On Thu, Jun 14, 2018 at 08:57:20AM -0700, Eric Dumazet wrote:
> 
> 
> On 06/14/2018 07:19 AM, Pablo Neira Ayuso wrote:
> > Hi,
> > 
> 
> > We have collected performance numbers:
> > 
> >         TCP TSO         TCP Fast Forward
> >         32.5 Gbps       35.6 Gbps
> > 
> >         UDP             UDP Fast Forward
> >         17.6 Gbps       35.6 Gbps
> > 
> >         ESP             ESP Fast Forward
> >         6 Gbps          7.5 Gbps
> > 
> > For UDP, this is doubling performance, and we almost achieve line rate
> > with one single CPU using the Intel i40e NIC. We got similar numbers
> > with the Mellanox ConnectX-4. For TCP, this is slightly improving things
> > even if TSO is being defeated given that we need to segment the packet
> > chain in software. We would like to explore HW GRO support with hardware
> > vendors with this new mode, we think that should improve the TCP numbers
> > we are showing above even more.
> 
> Hi Pablo
> 
> Not very convincing numbers, because it is unclear what traffic patterns were used.
> 
> We normally use packets per second to measure a forwarding workload,
> and it is not clear if you tried a DDOS, or/and a mix of packets being locally
> delivered and packets being forwarded.

Yes, these number need some more explaination. We used my IPsec
forwarding test setup for this. It looks like this:

	   ------------         ------------
	-->| router 1 |-------->| router 2 |--
	|  ------------         ------------  |
	|                                     |
	|       --------------------          |
	--------|Spirent Testcenter|<----------
	        --------------------

The numbers are from single stream forwarding tests, no local delivery.
Packet size in the UDP case was 1460 byte. I used this packet size
because such packets still fit into the mtu when encapsulated by IPsec.

> 
> Presumably adding cache line misses (to probe for flows) will slow down the things.
> 
> I suspect the NIC you use has some kind of bottleneck on sending TSO packets,
> or that you hit the issue that GRO might cook suboptimal packets for forwarding workloads
> (eg setting frag_list)

That might be, I was a bit surprised about the TCP numbers myself.
I was more focused on UDP and IPsec because these don't have
hardware segmentation support. I've just added a TCP handler to
see what happens, the numbers looked ok, so I kept it.

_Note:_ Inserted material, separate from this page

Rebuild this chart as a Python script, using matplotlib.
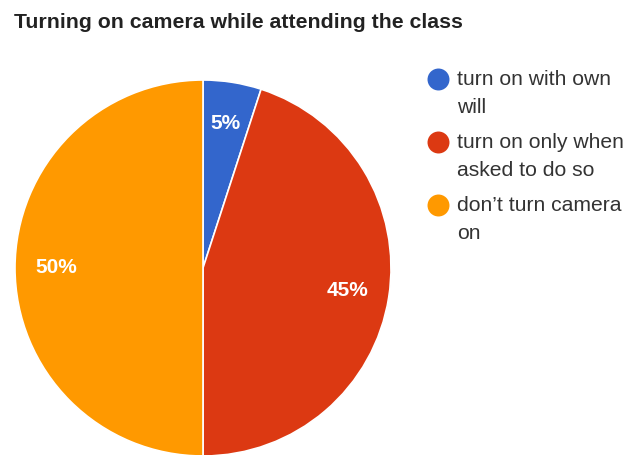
import matplotlib
matplotlib.use("Agg")
import matplotlib.pyplot as plt

plt.rcParams["font.family"] = ["Liberation Sans", "DejaVu Sans"]

TITLE = "Turning on camera while attending the class"
LABELS = [["turn on with own", "will"],
          ["turn on only when", "asked to do so"],
          ["don’t turn camera", "on"]]
SHARES = [5, 45, 50]
COLORS = ["#3366CC", "#DC3912", "#FF9900"]

W, H = 626, 455
fig = plt.figure(figsize=(W / 100, H / 100), dpi=100)
ax = fig.add_axes([0, 0, 1, 1])

# y axis runs downward (pixel-like), so startangle=-90 is 12 o'clock and
# counterclock=True sweeps clockwise on screen
wedges, texts, autotexts = ax.pie(
    SHARES, colors=COLORS, startangle=-90, counterclock=True,
    center=(203, 268), radius=188, frame=True,
    autopct="%d%%", pctdistance=0.78,
    wedgeprops=dict(edgecolor="white", linewidth=1.2),
    textprops=dict(color="white", fontsize=15, fontweight="bold"),
)
ax.set_xlim(0, W)
ax.set_ylim(H, 0)
ax.set_aspect("equal")
ax.axis("off")

ax.text(14, 28, TITLE, fontsize=15.3, fontweight="bold", color="#222222",
        ha="left", va="baseline")

# legend: dot plus two-line label
for i, (lines, col) in enumerate(zip(LABELS, COLORS)):
    y = 79 + i * 63
    ax.scatter([438], [y], s=250, color=col, zorder=3, linewidths=0)
    for j, line in enumerate(lines):
        ax.text(457, y + 6 + j * 28, line, fontsize=15.2, color="#333333",
                ha="left", va="baseline")

fig.savefig("out.png", dpi=100)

All this is based on the approach I pesented last year at the nefilter
workshop.

> 
> This path series add yet more code to GRO engine which is already very fat
> to the point many people advocate to turn it off.

We tried to stay away from the generic codepath as much as possible.
Currently we need five 'if' statements, two of them are in error
paths (Patch 4).

> Saving cpu cycles on moderate load is not okay if added complexity
> slows down the DDOS (or stress) by 10 % :/

Why 10%?

> 
> To me, GRO is specialized to optimize the non-forwarding case,
> so it is counter-intuitive to base a fast forwarding path on top of it.

It is optimized for the non-forwarding case, but it seems that forwarding
can benefit from that too with very little cost for the non-forwarding case.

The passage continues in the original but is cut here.